FormTable: forms.csv
Name/Property | Datatype | Cardinality | Description |
---|---|---|---|
ID | string |
singlevalued | A unique identifier for a row in a table. To allow usage of identifiers as path components of URLs IDs must only contain alphanumeric characters, underscore and hyphen. |
Language_ID | string |
singlevalued | A reference to a language (or variety) the form belongs to References LanguageTable |
Parameter_ID | string |
unspecified | A reference to the meaning denoted by the form References ParameterTable |
Form | string |
singlevalued | The written expression of the form. If possible the transcription system used for the written form should be described in CLDF metadata (e.g. via adding a common property dc:conformsTo to the column description using concept URLs of the GOLD Ontology (such as phonemicRep or phoneticRep) as values). |
Segments | list of string (separated by ) |
multivalued | A list of segments (aka a sound sequence) is understood as the strict segmental representation of a form unit of a language, which is usually given in phonetic transcription. Suprasegmental elements, like tone or accent, of sound sequences are usually represented in a sequential form, although they are usually co-articulated along with the segmental elements of a sound sequence.

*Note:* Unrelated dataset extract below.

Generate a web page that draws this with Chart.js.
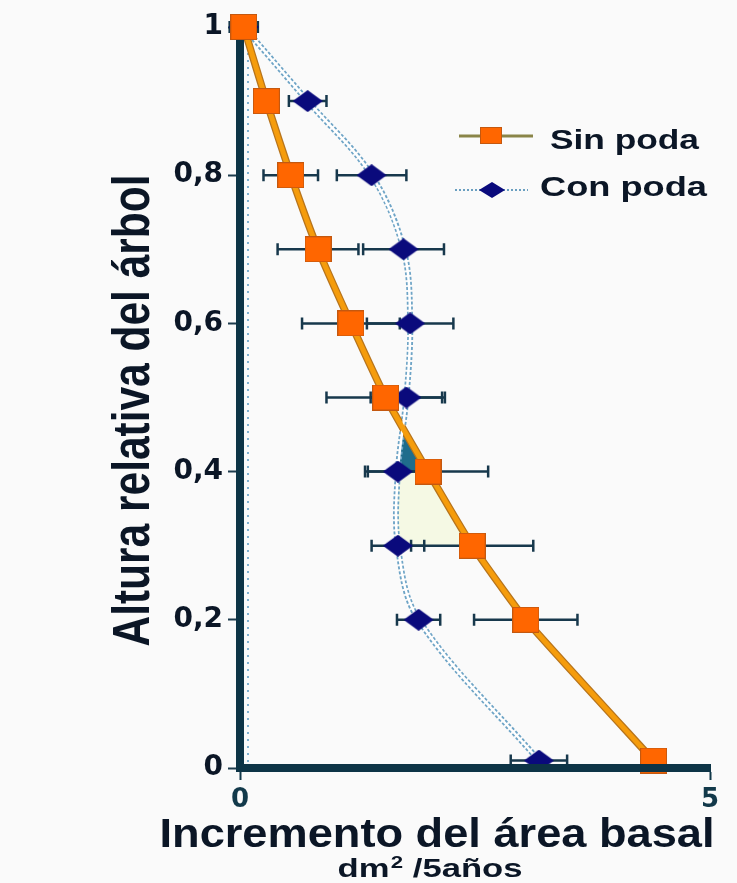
<!DOCTYPE html>
<html>
<head>
<meta charset="utf-8">
<title>Incremento del área basal</title>
<script src="https://cdn.jsdelivr.net/npm/chart.js@4.4.0/dist/chart.umd.min.js"></script>
<style>
  html, body { margin: 0; padding: 0; background: #fafafa; }
  #wrap { position: relative; width: 737px; height: 883px; }
</style>
</head>
<body>
<div id="wrap"><canvas id="chart"></canvas></div>
<script>
// relative tree height for each measured row
const heights = [1, 0.9, 0.8, 0.7, 0.6, 0.5, 0.4, 0.3, 0.2, 0.01];

// basal area increment (dm2 / 5 years) and the +/- error
const sinPoda    = [0.04, 0.28, 0.54, 0.83, 1.18, 1.55, 2.00, 2.47, 3.04, 4.40];
const sinPodaErr = [0.15, 0,    0.29, 0.43, 0.52, 0.63, 0.64, 0.65, 0.55, 0];
const conPoda    = [0.04, 0.72, 1.40, 1.74, 1.81, 1.77, 1.68, 1.68, 1.90, 3.18];
const conPodaErr = [0,    0.20, 0.37, 0.43, 0.46, 0.38, 0.35, 0.28, 0.23, 0.30];

const seriesNames = ['Sin poda', 'Con poda'];
const xTickLabels = ['0', '5'];
const yTickLabels = ['0', '0,2', '0,4', '0,6', '0,8', '1'];

// colours
const ORANGE = '#ff6600';
const ORANGE_LINE = '#f59c0c';
const NAVY = '#0a0a7c';
const AXIS = '#0d3446';
const TEXT = '#0b1626';

const toPoints = xs => xs.map((x, i) => ({ x: x, y: heights[i] }));

// marker images (the original markers are a bit wider than tall)
function squareMarker(w, h) {
    const c = document.createElement('canvas');
    c.width = w; c.height = h;
    const g = c.getContext('2d');
    g.fillStyle = '#c4580f';
    g.fillRect(0, 0, w, h);
    g.fillStyle = ORANGE;
    g.fillRect(1, 1, w - 2, h - 2);
    return c;
}

function diamondMarker(w, h) {
    const c = document.createElement('canvas');
    c.width = w; c.height = h;
    const g = c.getContext('2d');
    g.fillStyle = NAVY;
    g.beginPath();
    g.moveTo(w / 2, 0);
    g.lineTo(w, h / 2);
    g.lineTo(w / 2, h);
    g.lineTo(0, h / 2);
    g.closePath();
    g.fill();
    return c;
}

const squareImg = squareMarker(27, 26);
const diamondImg = diamondMarker(30, 22);

// text squeezed/stretched to a given width
function stretchedText(ctx, text, font, cx, baseline, width) {
    ctx.save();
    ctx.font = font;
    const w = ctx.measureText(text).width;
    ctx.translate(cx, baseline);
    ctx.scale(width / w, 1);
    ctx.textAlign = 'center';
    ctx.textBaseline = 'alphabetic';
    ctx.fillText(text, 0, 0);
    ctx.restore();
}

// shaded area where the two profiles cross, plus the dotted guide by the axis
const crossFill = {
    id: 'crossFill',
    beforeDatasetsDraw(chart) {
        const { ctx, chartArea, scales: { x, y } } = chart;
        const i = heights.indexOf(0.5), j = i + 1, k = i + 2;
        const d0 = sinPoda[i] - conPoda[i];
        const d1 = sinPoda[j] - conPoda[j];
        const t = d0 / (d0 - d1);
        const cx = sinPoda[i] + t * (sinPoda[j] - sinPoda[i]);
        const cy = heights[i] + t * (heights[j] - heights[i]);

        const poly = (pts, color) => {
            ctx.beginPath();
            pts.forEach((p, n) => {
                const px = x.getPixelForValue(p[0]);
                const py = y.getPixelForValue(p[1]);
                if (n === 0) ctx.moveTo(px, py); else ctx.lineTo(px, py);
            });
            ctx.closePath();
            ctx.fillStyle = color;
            ctx.fill();
        };

        ctx.save();
        poly([[sinPoda[j], heights[j]], [sinPoda[k], heights[k]],
              [conPoda[k], heights[k]], [conPoda[j], heights[j]]], '#f5f9e4');
        poly([[cx, cy], [sinPoda[j], heights[j]], [conPoda[j], heights[j]]], '#1f6d8c');

        ctx.strokeStyle = '#7fb0cf';
        ctx.lineWidth = 2;
        ctx.setLineDash([2, 5]);
        ctx.beginPath();
        ctx.moveTo(chartArea.left + 8, chartArea.top + 12);
        ctx.lineTo(chartArea.left + 8, chartArea.bottom - 6);
        ctx.stroke();
        ctx.restore();
        chart.$errDrawn = false;
    }
};

// horizontal error bars, drawn once just before the first marker set
const errorBars = {
    id: 'errorBars',
    beforeDatasetDraw(chart, args) {
        const ds = chart.data.datasets[args.index];
        if (!ds.errors || chart.$errDrawn) return;
        chart.$errDrawn = true;
        const { ctx, scales: { x, y } } = chart;
        ctx.save();
        ctx.strokeStyle = '#17384c';
        ctx.lineWidth = 2.5;
        chart.data.datasets.forEach(set => {
            if (!set.errors) return;
            set.data.forEach((p, n) => {
                const e = set.errors[n];
                if (!e) return;
                const x1 = x.getPixelForValue(p.x - e);
                const x2 = x.getPixelForValue(p.x + e);
                const py = y.getPixelForValue(p.y);
                ctx.beginPath();
                ctx.moveTo(x1, py); ctx.lineTo(x2, py);
                ctx.moveTo(x1, py - 6); ctx.lineTo(x1, py + 6);
                ctx.moveTo(x2, py - 6); ctx.lineTo(x2, py + 6);
                ctx.stroke();
            });
        });
        ctx.restore();
    }
};

// titles and legend
const decorations = {
    id: 'decorations',
    beforeDraw(chart) {
        const { ctx, width, height } = chart;
        ctx.save();
        ctx.fillStyle = '#fafafa';
        ctx.fillRect(0, 0, width, height);
        ctx.restore();
    },
    afterDraw(chart) {
        const { ctx, chartArea } = chart;
        ctx.save();
        ctx.fillStyle = TEXT;

        // y title, rotated
        ctx.save();
        ctx.font = 'bold 40px "Liberation Sans", Arial, sans-serif';
        const yt = 'Altura relativa del árbol';
        const yw = ctx.measureText(yt).width;
        ctx.translate(149, (chartArea.top + chartArea.bottom) / 2 + 13);
        ctx.rotate(-Math.PI / 2);
        ctx.scale(472 / yw, 1.3);
        ctx.textAlign = 'center';
        ctx.fillText(yt, 0, 0);
        ctx.restore();

        // x title and units
        stretchedText(ctx, 'Incremento del área basal',
            'bold 40px "Liberation Sans", Arial, sans-serif', 437, 847, 555);

        ctx.save();
        const big = 'bold 25px "Liberation Sans", Arial, sans-serif';
        const small = 'bold 16px "Liberation Sans", Arial, sans-serif';
        ctx.font = big;
        const wA = ctx.measureText('dm').width;
        const wC = ctx.measureText(' /5años').width;
        ctx.font = small;
        const wB = ctx.measureText('2').width + 1;
        const total = wA + wB + wC;
        const sx = 185 / total;
        ctx.translate(430 - 185 / 2, 877);
        ctx.scale(sx, 1);
        ctx.textAlign = 'left';
        ctx.font = big;
        ctx.fillText('dm', 0, 0);
        ctx.font = small;
        ctx.fillText('2', wA + 1, -9);
        ctx.font = big;
        ctx.fillText(' /5años', wA + wB, 0);
        ctx.restore();

        // legend
        ctx.save();
        ctx.strokeStyle = '#8a8548';
        ctx.lineWidth = 3;
        ctx.beginPath();
        ctx.moveTo(459, 136); ctx.lineTo(533, 136);
        ctx.stroke();
        ctx.drawImage(squareMarker(22, 17), 480, 127);

        ctx.strokeStyle = '#6a9fc0';
        ctx.lineWidth = 2;
        ctx.setLineDash([2, 2]);
        ctx.beginPath();
        ctx.moveTo(455, 190); ctx.lineTo(528, 190);
        ctx.stroke();
        ctx.setLineDash([]);
        ctx.drawImage(diamondMarker(26, 16), 479, 182);
        ctx.restore();

        ctx.fillStyle = TEXT;
        const lf = 'bold 28px "Liberation Sans", Arial, sans-serif';
        stretchedText(ctx, seriesNames[0], lf, 550 + 149 / 2, 149, 149);
        stretchedText(ctx, seriesNames[1], lf, 540 + 167 / 2, 196, 167);
        ctx.restore();
    }
};

const tickFont = { family: '"DejaVu Sans", Verdana, sans-serif', weight: 'bold', size: 28 };

new Chart(document.getElementById('chart'), {
    type: 'scatter',
    data: {
        datasets: [
            { label: seriesNames[0], data: toPoints(sinPoda), errors: sinPodaErr,
              showLine: false, pointStyle: squareImg, pointRadius: 13, order: 0, clip: false },
            { label: seriesNames[1], data: toPoints(conPoda), errors: conPodaErr,
              showLine: false, pointStyle: diamondImg, pointRadius: 13, order: 1, clip: false },
            { data: toPoints(sinPoda), showLine: true, borderColor: ORANGE_LINE, borderWidth: 5,
              tension: 0.15, pointRadius: 0, order: 2, clip: false },
            { data: toPoints(conPoda), showLine: true, borderColor: '#ffffff', borderWidth: 2.5,
              tension: 0.35, pointRadius: 0, order: 2, clip: false },
            { data: toPoints(sinPoda), showLine: true, borderColor: '#b7741c', borderWidth: 7.5,
              tension: 0.15, pointRadius: 0, order: 3, clip: false },
            { data: toPoints(conPoda), showLine: true, borderColor: '#6ea4c6', borderWidth: 6,
              borderDash: [3, 2], tension: 0.35, pointRadius: 0, order: 3, clip: false }
        ]
    },
    options: {
        responsive: true,
        maintainAspectRatio: false,
        animation: false,
        events: [],
        layout: { padding: { top: 27, right: 27, left: 0, bottom: 0 } },
        plugins: {
            legend: { display: false },
            tooltip: { enabled: false }
        },
        scales: {
            x: {
                type: 'linear',
                min: 0,
                max: 5,
                border: { display: true, color: AXIS, width: 8, z: 1 },
                grid: { drawOnChartArea: false, tickLength: 12, tickWidth: 2, tickColor: '#12394a' },
                ticks: {
                    stepSize: 5,
                    padding: 5,
                    color: '#12394a',
                    font: { family: '"DejaVu Sans", Verdana, sans-serif', weight: 'bold', size: 26 },
                    callback: (v, i) => xTickLabels[i]
                },
                afterFit: s => { s.height = 115; }
            },
            y: {
                min: 0,
                max: 1,
                border: { display: true, color: AXIS, width: 8 },
                grid: { drawOnChartArea: false, tickLength: 12, tickWidth: 2, tickColor: '#1d3b4d' },
                ticks: {
                    stepSize: 0.2,
                    padding: 5,
                    color: TEXT,
                    font: tickFont,
                    callback: (v, i) => yTickLabels[i]
                },
                afterFit: s => { s.width = 240; }
            }
        }
    },
    plugins: [crossFill, errorBars, decorations]
});
</script>
</body>
</html>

Alternatively, suprasegmental aspects could also be represented as part of the prosodic structure of a word form. |
Comment | string |
unspecified | A human-readable comment on a resource, providing additional context. |
Source | list of string (separated by ; ) |
multivalued | List of source specifications, of the form <source_ID>[], e.g. http://glottolog.org/resource/reference/id/318814[34], or meier2015[3-12] where meier2015 is a citation key in the accompanying BibTeX file. |